Downton Abbey, meanwhile, is Suffragette City. Plot lines this season have involved women’s voting rights, the dignity of sex workers, and the awful consequences of patriarchy. In fact, it’s fair to say that the entire show is a slow-motion critique of patriarchy. Downton’s premiere episode established the narrative arc of the series: Robert Crawley, the fusty old Earl of Grantham, is in danger of losing his estate because he has no male heirs, just three useless daughters. If women had had equal rights in 1912, when the story began, there’d have been no show.

Instead, the gender gap consistently informs both story and character development on Downton. When two doctors disagree on a life-and-death decision about the youngest daughter, Sybil—the rebel who married the family’s driver—it’s either her father or her husband who gets to decide, naturally. Bowing to convention while simultaneously mocking it, family matriarch Violet Crawley says, icily, “The decision lies with the chauffeur.” Despite her old-guard ways, Violet is a feisty feminist. “A woman of my age can face reality far better than most men,” she sniffs at her milquetoast son.

Flipping channels back to the Super Bowl, it’s considered progress when a company like GoDaddy, one of the worst offenders, plans to merely present women as harpies married to idiots this year, rather than outright sex objects as in years past. That’s how low the bar is. But hold your applause: GoDaddy’s second 2013 Superbowl commercial looks like a return to form. I think I know what the Dowager Countess would say about that. She’s #NotBuyingIt.

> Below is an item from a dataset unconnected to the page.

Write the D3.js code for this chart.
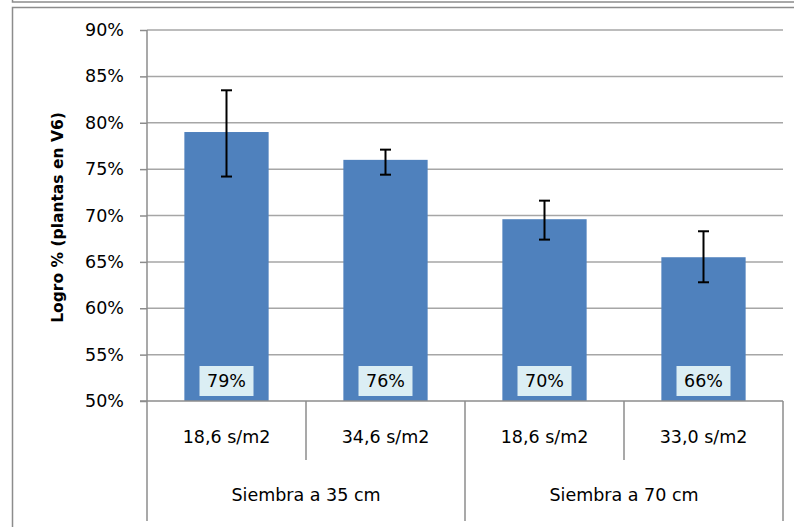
<!DOCTYPE html>
<html><head><meta charset="utf-8">
<script src="https://cdn.jsdelivr.net/npm/d3@7"></script>
<style>body{margin:0;background:#fff;}svg{display:block;}text{font-family:"DejaVu Sans",sans-serif;}</style>
</head><body>
<svg id="c" width="794" height="527"></svg>
<script>
const categories = ["18,6 s/m2","34,6 s/m2","18,6 s/m2","33,0 s/m2"];
const groups = ["Siembra a 35 cm","Siembra a 70 cm"];
const groupOf = [0,0,1,1];
const values = [79.0, 76.0, 69.6, 65.5];
const errLow = [74.2, 74.4, 67.4, 62.8];
const errHigh = [83.5, 77.1, 71.6, 68.3];
const labels = ["79%","76%","70%","66%"];
const yTicks = [50,55,60,65,70,75,80,85,90];
const yTitle = "Logro % (plantas en V6)";

const svg = d3.select("#c");
const L = 147, R = 783, T = 30, B = 401;
const gridColor = "#a6a6a6", axisColor = "#8c8c8c";
const FS = 17.5;

// outer frames
svg.append("rect").attr("x",12.5).attr("y",-10).attr("width",900).attr("height",12)
  .attr("fill","none").attr("stroke",axisColor).attr("stroke-width",1.5);
svg.append("rect").attr("x",12.5).attr("y",7.5).attr("width",900).attr("height",600)
  .attr("fill","none").attr("stroke",axisColor).attr("stroke-width",1.5);

const x = d3.scaleBand().domain(d3.range(categories.length)).range([L,R]).paddingInner(0.47).paddingOuter(0.235);
const xs = d3.scaleBand().domain(d3.range(categories.length)).range([L,R]);
const y = d3.scaleLinear().domain([50,90]).range([B,T]);

// gridlines
svg.append("g").selectAll("line").data(yTicks.filter(t=>t>50)).join("line")
  .attr("x1",L).attr("x2",R).attr("y1",d=>y(d)).attr("y2",d=>y(d))
  .attr("stroke",gridColor).attr("stroke-width",1.5);

// y axis
const yAxis = d3.axisLeft(y).tickValues(yTicks).tickSize(7).tickPadding(16).tickFormat(d=>d+"%");
const ga = svg.append("g").attr("transform",`translate(${L},0)`).call(yAxis);
ga.select(".domain").remove();
ga.selectAll("line").attr("stroke",axisColor).attr("stroke-width",1.5);
ga.selectAll("text").attr("font-size",FS).attr("fill","#000").attr("font-family","'DejaVu Sans',sans-serif");
svg.append("line").attr("x1",L).attr("x2",L).attr("y1",T).attr("y2",521).attr("stroke",axisColor).attr("stroke-width",1.5);

// bars
svg.append("g").selectAll("rect").data(values).join("rect")
  .attr("x",(d,i)=>x(i)).attr("width",x.bandwidth())
  .attr("y",d=>y(d)).attr("height",d=>B-y(d)).attr("fill","#4f81bd");

// error bars
const eb = svg.append("g").attr("stroke","#000").attr("stroke-width",2);
values.forEach((v,i)=>{
  const cx = x(i)+x.bandwidth()/2;
  eb.append("line").attr("x1",cx).attr("x2",cx).attr("y1",y(errLow[i])).attr("y2",y(errHigh[i]));
  eb.append("line").attr("x1",cx-5.5).attr("x2",cx+5.5).attr("y1",y(errLow[i])).attr("y2",y(errLow[i]));
  eb.append("line").attr("x1",cx-5.5).attr("x2",cx+5.5).attr("y1",y(errHigh[i])).attr("y2",y(errHigh[i]));
});

// data labels
const lg = svg.append("g");
labels.forEach((t,i)=>{
  const cx = x(i)+x.bandwidth()/2;
  lg.append("rect").attr("x",cx-27).attr("y",366).attr("width",54).attr("height",30).attr("fill","#dbeef4");
  lg.append("text").attr("x",cx).attr("y",381).attr("dy","0.35em").attr("text-anchor","middle")
    .attr("font-size",FS).text(t);
});

// x axis line
svg.append("line").attr("x1",L-7).attr("x2",R).attr("y1",B).attr("y2",B).attr("stroke",axisColor).attr("stroke-width",1.5);
svg.append("line").attr("x1",R).attr("x2",R).attr("y1",B).attr("y2",521).attr("stroke",axisColor).attr("stroke-width",1.5);

// category dividers & labels
categories.forEach((c,i)=>{
  const cx = xs(i)+xs.bandwidth()/2;
  svg.append("text").attr("x",cx).attr("y",437).attr("dy","0.35em").attr("text-anchor","middle").attr("font-size",FS).text(c);
  if(i>0){
    const long = groupOf[i]!==groupOf[i-1];
    svg.append("line").attr("x1",xs(i)).attr("x2",xs(i)).attr("y1",B).attr("y2",long?521:460)
      .attr("stroke",axisColor).attr("stroke-width",1.5);
  }
});
groups.forEach((g,gi)=>{
  const idx = d3.range(categories.length).filter(i=>groupOf[i]===gi);
  const x0 = xs(idx[0]), x1 = xs(idx[idx.length-1])+xs.bandwidth();
  svg.append("text").attr("x",(x0+x1)/2).attr("y",495).attr("dy","0.35em").attr("text-anchor","middle").attr("font-size",FS).text(g);
});

// y title
svg.append("text").attr("transform",`translate(58,${(T+B)/2+2}) rotate(-90)`).attr("text-anchor","middle")
  .attr("dy","0.35em").attr("font-size",15.5).attr("font-weight","bold").text(yTitle);
</script>
</body></html>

After Violet’s tart advice to lovelorn Edith, the comparatively plain middle daughter jilted at the altar, Edith lands a gig as newspaper columnist, writing about “the problems faced by a modern woman.” In the same episode, Isobel, another women’s libber, gave a former prostitute a second chance by hiring her—and fired the uptight maid who, favoring propriety over compassion, protested the move. Even the bizarre love quadrangle in the servants’ quarters is fueled by the women’s burgeoning realization that, for them, conformity to the gender roles of the era really blows. Why can’t Daisy openly pursue Alfred, the way he comes on to Ivy? Because that’s the way it’s always been, dear.

After three seasons gawking at upper-class excesses on Downton Abbey, the novelty has worn off and, yes, it’s in danger of being remembered as just another soap opera. But if they put Edith’s crusade for women’s rights front and center, the show could become an audacious Quentin Tarantino empowerment fantasy—call it Edith Unchained. Personally, I hope they go for it and really let Edith shine. (What can I say? I’m a sucker for Jan Brady cases.) When an unashamedly misogynistic show like Two and a Half Men consistently gets high ratings, and no blowback from viewers or Hollywood’s so-called liberal elite, a little counter-programming is overdue.

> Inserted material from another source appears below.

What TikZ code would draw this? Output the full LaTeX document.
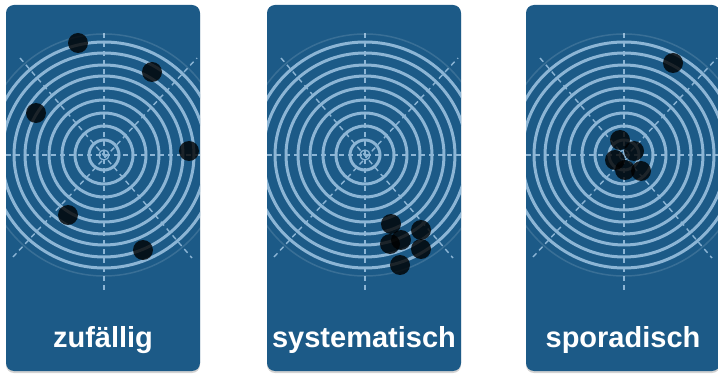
\documentclass[tikz,border=0pt]{standalone}
\usepackage{fontspec}
\setmainfont{Liberation Sans}
\usepackage{tikz}
\usetikzlibrary{shadows}
\definecolor{panel}{HTML}{1C5A87}
\definecolor{ringblue}{HTML}{8CB5D5}
\colorlet{shot}{black}

\begin{document}
\begin{tikzpicture}[x=1pt,y=-1pt,
    ring/.style={ringblue,line width=3pt},
    cross/.style={ringblue,line width=1.4pt,dash pattern=on 5pt off 4pt},
    hit/.style={fill=shot,fill opacity=0.8},
    caption/.style={white,font=\fontsize{29}{31}\selectfont\bfseries}]
  \useasboundingbox (0,0) rectangle (718,374);

  % three target panels
  \foreach \px/\name in {6/zufällig,267/systematisch,526/sporadisch}{
    \pgfmathsetmacro{\cx}{\px+98}
    \fill[panel,rounded corners=8pt,
      drop shadow={shadow xshift=0pt,shadow yshift=-2pt,opacity=0.35}]
      (\px,5) rectangle ++(194,366);
    \begin{scope}
      \clip[rounded corners=8pt] (\px,5) rectangle ++(194,366);
      \foreach \r in {15,29,42,55,67,79,90,102,113}
        \draw[ring] (\cx,155) circle[radius=\r];
      \draw[ringblue,line width=1.3pt] (\cx,155) circle[radius=5];
      \draw[cross] (\cx,33) -- (\cx,290);
      \draw[cross] (\px,155) -- ++(194,0);
      \draw[cross] (\cx-91,257) -- (\cx+93,58);
      \draw[cross] (\cx-84,58) -- (\cx+88,258);
    \end{scope}
    \draw[white,opacity=0.13,line width=1.5pt] (\cx,155) circle[radius=121];
    \node[caption,anchor=base] (label\px) at (\px+97,347) {\name};
  }

  % shots
  \foreach \x/\y in {78/43,152/72,36/113,189/151,68/215,143/250,
                     391/224,421/230,390/244,401/240,421/249,400/265,
                     673/63,620/140,634/151,615/160,625/170,641/171}
    \fill[hit] (\x,\y) circle[radius=10];
\end{tikzpicture}
\end{document}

Jokes at women’s expense and gratuitous T&A in commercials can’t be shrugged off as just good clean raunchy fun when legitimate gender disparities still exist in terms of rights and power. Thoughtless portrayals breed more of the same among young viewers who watch TV uncritically, especially the men and boys who live and die by football. Sorry, I know I’ve somehow turned into Helen Lovejoy. But sometimes it helps for us to be reminded that being a straight, white male in America is like playing a video game on the easiest setting, as a great commentary last summer put it. Yes, for years I’d been accused of enjoying white male privilege, but it took a white dude using white-dude language for me to “get it.” When women are willing to take a bullet for our country, and we give them shit for it, I’d like us to up our game.

So, on Sunday night, like everyone else in America I’ll be rooting for the 49ers. But at 9 p.m., I’m rooting for Edith. San Fran will have the game put away by then. Switch over to PBS and let’s see if Edith goes deep for the end zone.